Written request
Locate each line of the material that contains "this", then return it.

Records from a data source
-- start --
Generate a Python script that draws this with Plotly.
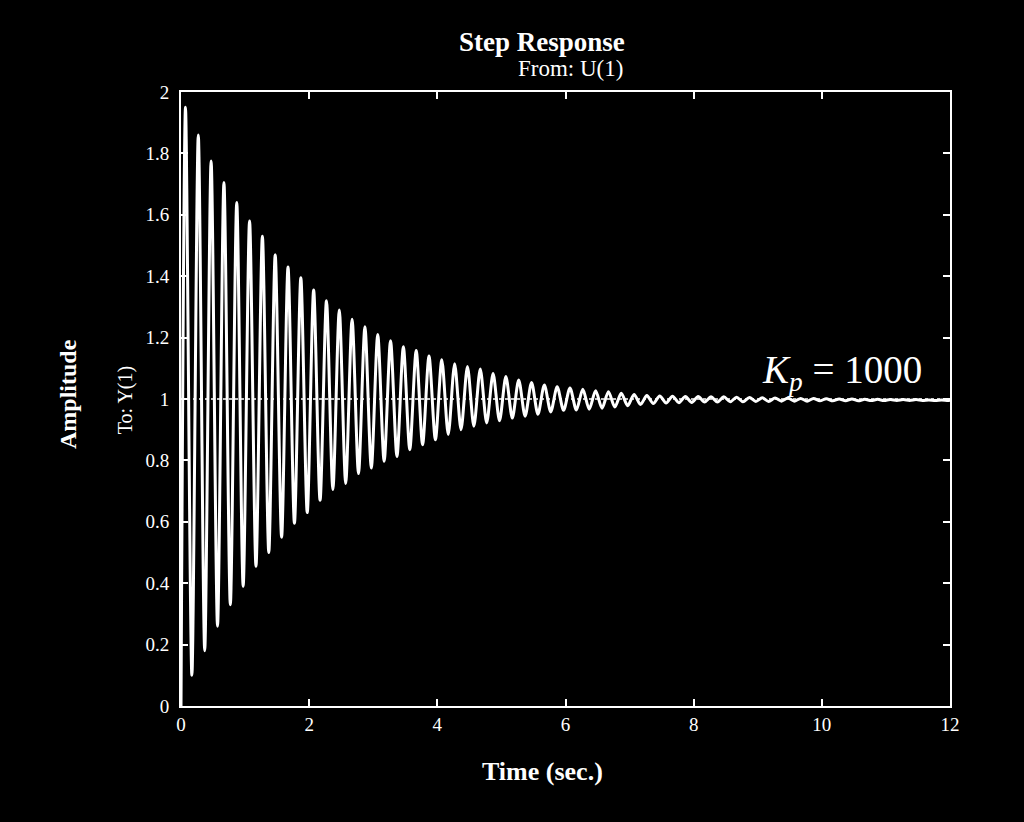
import plotly.graph_objects as go

# ---- data ----
start_t = [0.0]
start_y = [0.0]

peak_t = [0.07, 0.27, 0.47, 0.67, 0.87, 1.07, 1.27, 1.47, 1.67, 1.87,
          2.07, 2.27, 2.47, 2.67, 2.87, 3.07, 3.27, 3.47, 3.67, 3.87,
          4.07, 4.27, 4.47, 4.67, 4.87, 5.07, 5.27, 5.47, 5.67, 5.87,
          6.07, 6.27, 6.47, 6.67, 6.87, 7.07, 7.27, 7.47, 7.67, 7.87,
          8.07, 8.27, 8.47, 8.67, 8.87, 9.07, 9.27, 9.47, 9.67, 9.87,
          10.07, 10.27, 10.47, 10.67, 10.87, 11.07, 11.27, 11.47, 11.67, 11.87]
peak_y = [1.950, 1.860, 1.775, 1.705, 1.640, 1.580, 1.530, 1.470, 1.430, 1.395,
          1.355, 1.320, 1.290, 1.260, 1.235, 1.210, 1.190, 1.170, 1.158, 1.140,
          1.128, 1.115, 1.106, 1.098, 1.083, 1.073, 1.062, 1.054, 1.046, 1.040,
          1.036, 1.032, 1.027, 1.024, 1.019, 1.015, 1.011, 1.010, 1.009, 1.008,
          1.008, 1.007, 1.007, 1.006, 1.005, 1.004, 1.003, 1.003, 1.002, 1.002,
          1.001, 1.000, 1.000, 0.999, 0.999, 0.998, 0.998, 0.998, 0.997, 0.997]

trough_t = [0.17, 0.37, 0.57, 0.77, 0.97, 1.17, 1.37, 1.57, 1.77, 1.97,
            2.17, 2.37, 2.57, 2.77, 2.97, 3.17, 3.37, 3.57, 3.77, 3.97,
            4.17, 4.37, 4.57, 4.77, 4.97, 5.17, 5.37, 5.57, 5.77, 5.97,
            6.17, 6.37, 6.57, 6.77, 6.97, 7.17, 7.37, 7.57, 7.77, 7.97,
            8.17, 8.37, 8.57, 8.77, 8.97, 9.17, 9.37, 9.57, 9.77, 9.97,
            10.17, 10.37, 10.57, 10.77, 10.97, 11.17, 11.37, 11.57, 11.77, 11.97]
trough_y = [0.100, 0.180, 0.260, 0.330, 0.390, 0.455, 0.500, 0.550, 0.595, 0.630,
            0.670, 0.705, 0.725, 0.757, 0.775, 0.797, 0.813, 0.835, 0.851, 0.867,
            0.884, 0.900, 0.911, 0.922, 0.929, 0.938, 0.944, 0.950, 0.958, 0.963,
            0.964, 0.967, 0.970, 0.974, 0.978, 0.982, 0.985, 0.987, 0.988, 0.989,
            0.990, 0.990, 0.991, 0.991, 0.992, 0.992, 0.993, 0.993, 0.993, 0.994,
            0.994, 0.994, 0.994, 0.995, 0.995, 0.995, 0.995, 0.995, 0.995, 0.995]

end_t = [12.0]
end_y = [0.996]

steady_value = 1.0

x_ticks = [0, 2, 4, 6, 8, 10, 12]
x_ticktext = ["0", "2", "4", "6", "8", "10", "12"]
y_ticks = [0, 0.2, 0.4, 0.6, 0.8, 1.0, 1.2, 1.4, 1.6, 1.8, 2.0]
y_ticktext = ["0", "0.2", "0.4", "0.6", "0.8", "1", "1.2", "1.4", "1.6", "1.8", "2"]

# merge extrema in time order
pts = sorted(zip(start_t + peak_t + trough_t + end_t,
                 start_y + peak_y + trough_y + end_y))
t_all = [p[0] for p in pts]
y_all = [p[1] for p in pts]

FONT = "Liberation Serif, Times New Roman, serif"

fig = go.Figure()
fig.add_trace(go.Scatter(x=[x_ticks[0], x_ticks[-1]], y=[steady_value, steady_value],
                         mode="lines", line=dict(color="white", width=1.5, dash="dot"),
                         hoverinfo="skip", showlegend=False))
fig.add_trace(go.Scatter(x=t_all, y=y_all, mode="lines",
                         line=dict(color="white", width=3, shape="spline", smoothing=0.8),
                         showlegend=False))

axis_common = dict(showgrid=False, zeroline=False, showline=True, linecolor="white",
                   linewidth=2, mirror="ticks", ticks="inside", ticklen=7, tickwidth=1.5,
                   tickcolor="white", tickfont=dict(family=FONT, size=19, color="white"))

fig.update_xaxes(range=[0, 12], tickvals=x_ticks, ticktext=x_ticktext, **axis_common)
fig.update_yaxes(range=[0, 2], tickvals=y_ticks, ticktext=y_ticktext,
                 ticklabelstandoff=6, **axis_common)

ann = [
    dict(text="<b>Step Response</b>", x=0.469, y=1.0814, size=27),
    dict(text="From: U(1)", x=0.506, y=1.0375, size=23),
    dict(text="<b>Time (sec.)</b>", x=0.470, y=-0.106, size=26),
]
for a in ann:
    fig.add_annotation(text=a["text"], x=a["x"], y=a["y"], xref="paper", yref="paper",
                       showarrow=False, xanchor="center", yanchor="middle",
                       font=dict(family=FONT, size=a["size"], color="white"))
fig.add_annotation(text="<b>Amplitude</b>", x=-0.147, y=0.508, xref="paper", yref="paper",
                   showarrow=False, textangle=-90, xanchor="center", yanchor="middle",
                   font=dict(family=FONT, size=24, color="white"))
fig.add_annotation(text="To: Y(1)", x=-0.0728, y=0.498, xref="paper", yref="paper",
                   showarrow=False, textangle=-90, xanchor="center", yanchor="middle",
                   font=dict(family=FONT, size=20, color="white"))
fig.add_annotation(text="<i>K</i><sub><i>p</i></sub> = 1000", x=9.04, y=1.085,
                   xref="x", yref="y", showarrow=False, xanchor="left", yanchor="middle",
                   font=dict(family=FONT, size=39, color="white"))

fig.update_layout(width=1024, height=822, paper_bgcolor="black", plot_bgcolor="black",
                  margin=dict(l=181, r=74, t=92, b=116), showlegend=False)

fig.write_html("out.html")
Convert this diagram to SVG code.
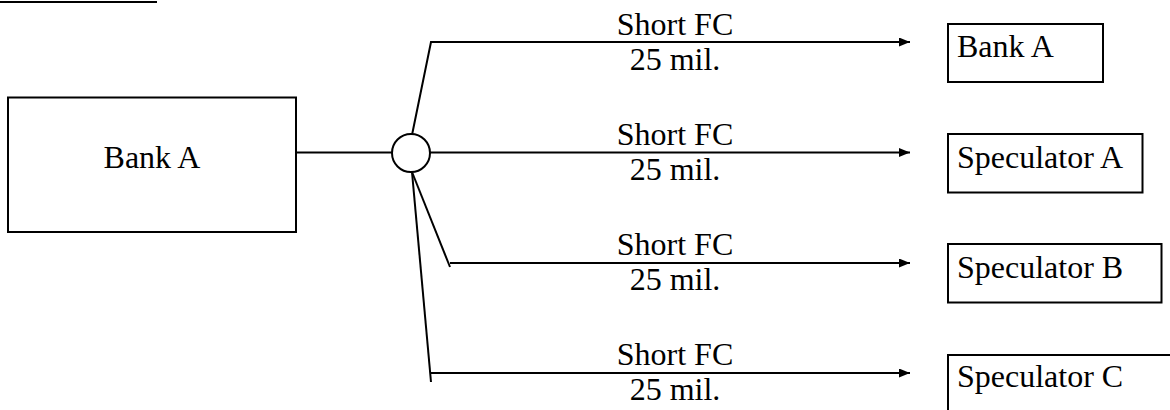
-- end --
Written reply
Generate a Python script that draws this with Plotly.
Convert this diagram to SVG code.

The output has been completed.